◆ REQUIRED TASK
Where a line contains the string "seaborn", copy that line.

◆ DATASET EXTRACT
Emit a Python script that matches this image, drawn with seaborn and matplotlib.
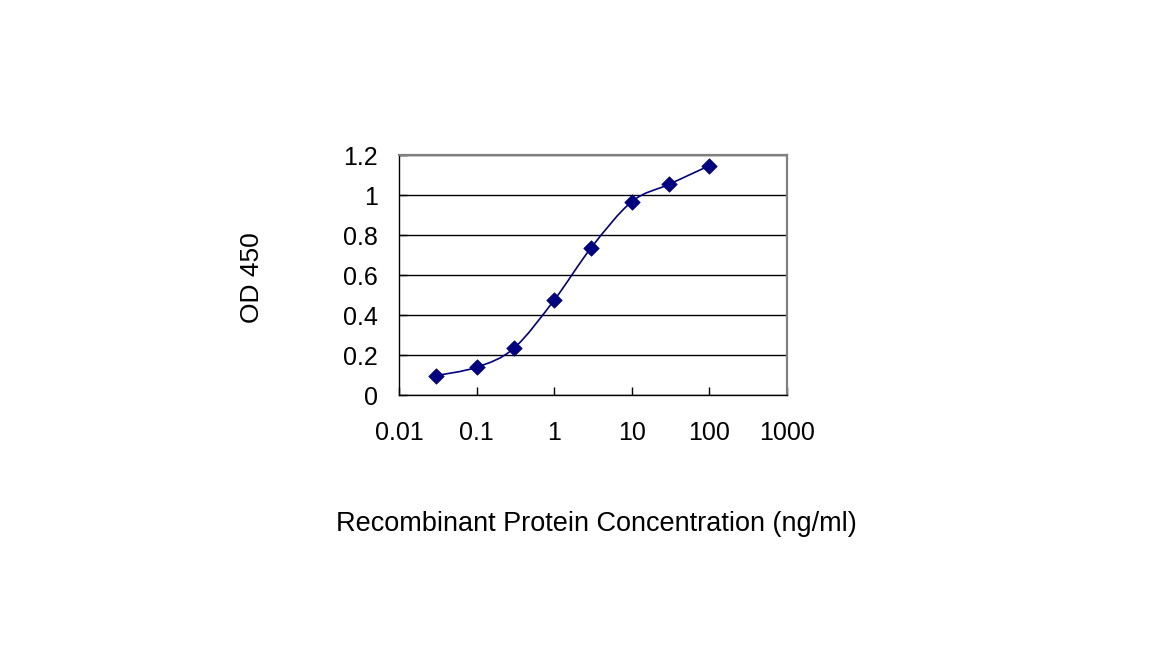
import numpy as np
import matplotlib
matplotlib.use("Agg")
import matplotlib.pyplot as plt
import seaborn as sns
from matplotlib.path import Path
from matplotlib.patches import PathPatch
from matplotlib.ticker import FixedLocator, FixedFormatter, NullLocator

# data
conc = [0.03, 0.1, 0.3, 1, 3, 10, 30, 100]
od450 = [0.097, 0.139, 0.233, 0.475, 0.737, 0.967, 1.053, 1.147]
x_ticks = [0.01, 0.1, 1, 10, 100, 1000]
x_labels = ["0.01", "0.1", "1", "10", "100", "1000"]
y_ticks = [0, 0.2, 0.4, 0.6, 0.8, 1, 1.2]
y_labels = ["0", "0.2", "0.4", "0.6", "0.8", "1", "1.2"]

navy = "#000080"

sns.set_style("white")
plt.rcParams["font.family"] = ["Liberation Sans", "DejaVu Sans"]
plt.rcParams["text.color"] = "black"
plt.rcParams["axes.labelcolor"] = "black"
plt.rcParams["xtick.color"] = "black"
plt.rcParams["ytick.color"] = "black"

fig = plt.figure(figsize=(11.52, 6.48), dpi=100)
ax = fig.add_axes([0.3464, 0.3904, 0.3368, 0.3704])
ax.set_xscale("log")
ax.set_xlim(0.01, 1000)
ax.set_ylim(0, 1.2)

# smoothed line (Excel style bezier through the points, in log-x space)
u = np.log10(conc)
v = np.array(od450)
pts = np.column_stack([u, v])
verts = [pts[0]]
codes = [Path.MOVETO]
n = len(pts)
for i in range(n - 1):
    p0, p3 = pts[i], pts[i + 1]
    prev = pts[i - 1] if i > 0 else pts[i]
    nxt = pts[i + 2] if i + 2 < n else pts[i + 1]
    c1 = p0 + (p3 - prev) / 6
    c2 = p3 - (nxt - p0) / 6
    verts += [c1, c2, p3]
    codes += [Path.CURVE4] * 3
verts = np.array(verts)
verts[:, 0] = 10 ** verts[:, 0]
ax.add_patch(PathPatch(Path(verts, codes), fill=False, edgecolor=navy,
                       lw=1.2, transform=ax.transData, zorder=3))

sns.scatterplot(x=conc, y=od450, marker="D", s=62, color=navy,
                edgecolor=navy, linewidth=0.5, ax=ax, zorder=4)

# grid + spines
ax.set_axisbelow(True)
ax.yaxis.grid(True, color="black", lw=1)
ax.xaxis.grid(False)
for side in ["top", "right"]:
    ax.spines[side].set_color("#808080")
    ax.spines[side].set_linewidth(1.6)
for side in ["left", "bottom"]:
    ax.spines[side].set_color("black")
    ax.spines[side].set_linewidth(1)

ax.xaxis.set_major_locator(FixedLocator(x_ticks))
ax.xaxis.set_major_formatter(FixedFormatter(x_labels))
ax.xaxis.set_minor_locator(NullLocator())
ax.yaxis.set_major_locator(FixedLocator(y_ticks))
ax.yaxis.set_major_formatter(FixedFormatter(y_labels))
ax.tick_params(axis="x", direction="in", length=6, width=1,
               pad=19, labelsize=18, bottom=True)
ax.tick_params(axis="y", direction="in", length=6, width=1,
               pad=15, labelsize=18, left=True)

ax.set_xlabel("Recombinant Protein Concentration (ng/ml)", fontsize=19.5)
ax.set_ylabel("OD 450", fontsize=19)
ax.xaxis.set_label_coords(0.508, -0.482)
ax.yaxis.set_label_coords(-0.348, 0.49)

fig.savefig("out.png", dpi=100)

◆ SOLUTION BELOW
Emit a Python script that matches this image, drawn with seaborn and matplotlib.
import seaborn as sns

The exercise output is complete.